An Assessment of the Effectiveness of Institutional Framework for Land Regularization in Lagos State
BEING A THESIS SUBMITTED TO THE DEPARTMENT OF ESTATE MANAGEMENT OF THE SCHOOL OF POSTGRADUATE STUDIES, UNIVERSITY OF LAGOS, AKOKA, LAGOS, NIGERIA
IN PARTIAL FULFILLMENT OF THE REQUIREMENTS FOR THE AWARD OF THE DEGREE OF MASTER OF SCIENCE IN ESTATE MANAGEMENT
Tenure security is the core of the ‘new urban regeneration’ that is being implemented in many developing countries with emphasis on securing property rights by giving formal property rights to informal landholders, majority of whom belong to group known as the low – income earners or the poor. Land Regularization, therefore, provides a platform for this formalization to be delivered to the end users. Lagos State Government having realized the historically low levels of statutory titling among many citizens has engaged in reforming its land administration system to enable it play a pivotal role in promoting pro-poor economic growth in Lagos. In particular, land regularization strategy has been introduced to facilitate better access to formal land title for those who illegally occupy government acquired and non – committed areas in the state. This study examined the institutional framework established to achieve the regularization policy by assessing the Directorate of Land Regularization, the Agency charged with the responsibility of issuing titles to informal landholders. Using the evaluative approach, the study assessed the capacity of the agency to deliver on this mandate administratively and operationally. In addition, the beneficiaries of the policy were surveyed using the simple random and systematic sampling techniques. 450 questionnaires were distributed to determine their level of participation in the policy and the obstacles encountered in obtaining titles from the Agency. From the 321 questionnaires returned and analyzed, it was established that there are several discrepancies between the concept of regularization and the policy of regularization being implemented by the Agency. While regularization should be focused on delivering titles to the vulnerable groups to promote their integration into the formal economy and to improve their social and economy well-being, the policy as being implemented in Lagos seems to focus more on revenue generation.

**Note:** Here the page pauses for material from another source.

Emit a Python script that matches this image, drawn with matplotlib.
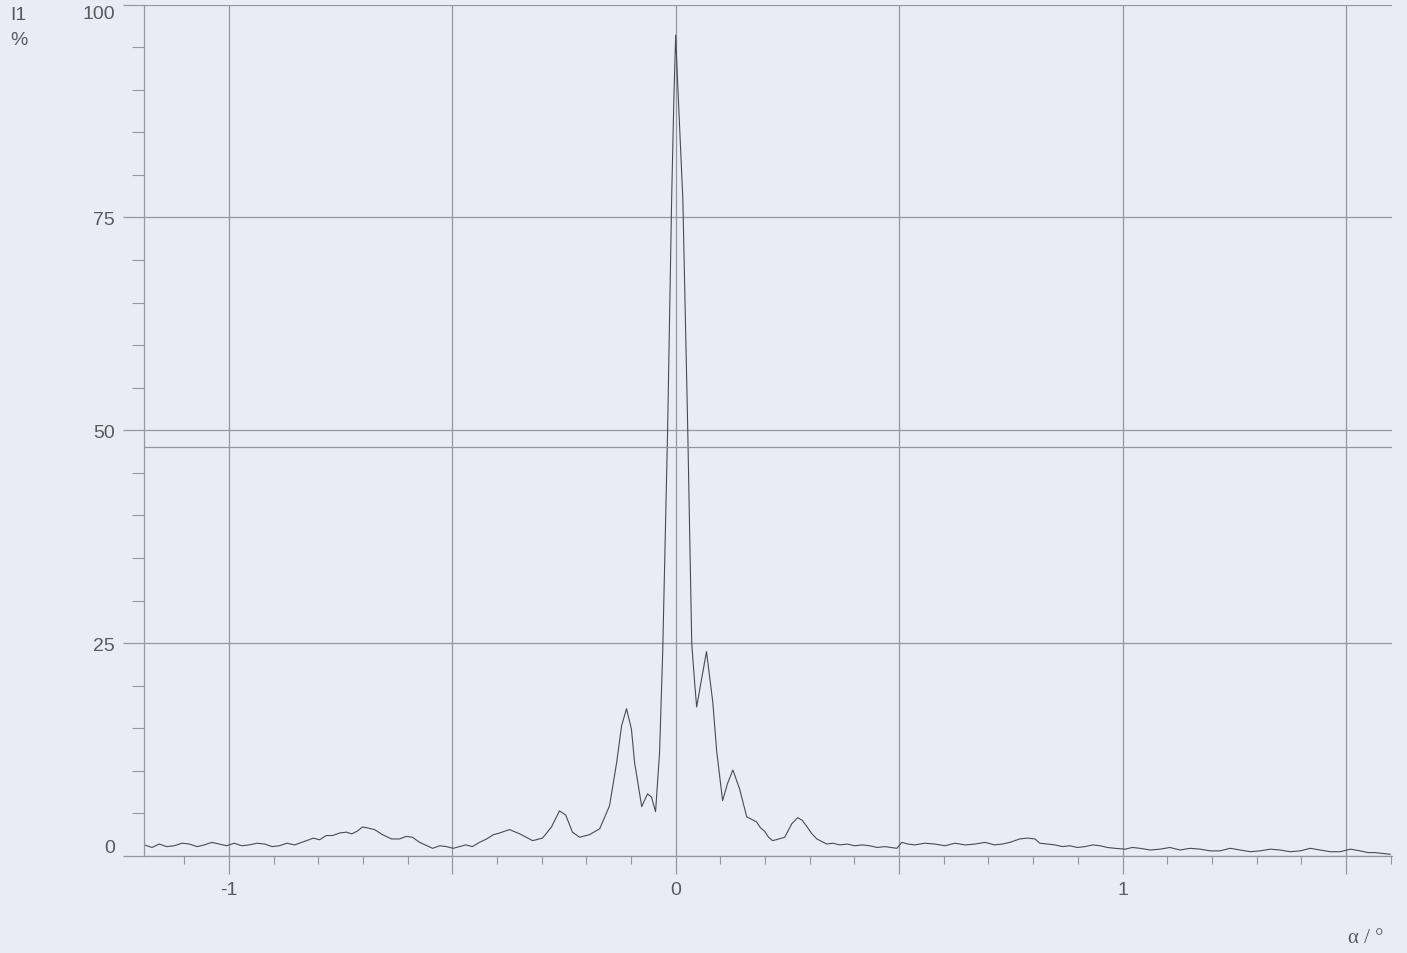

As a result, charges are beyond affordability threshold of the intended beneficiaries with consequential low participation. Only 18% of the sample benefitted from regularization over the three-year period of the commencement of the exercise. This is indicative of colossal ineffectiveness of the policy as currently being implemented in comparison with the huge requirement for access to land in Lagos State.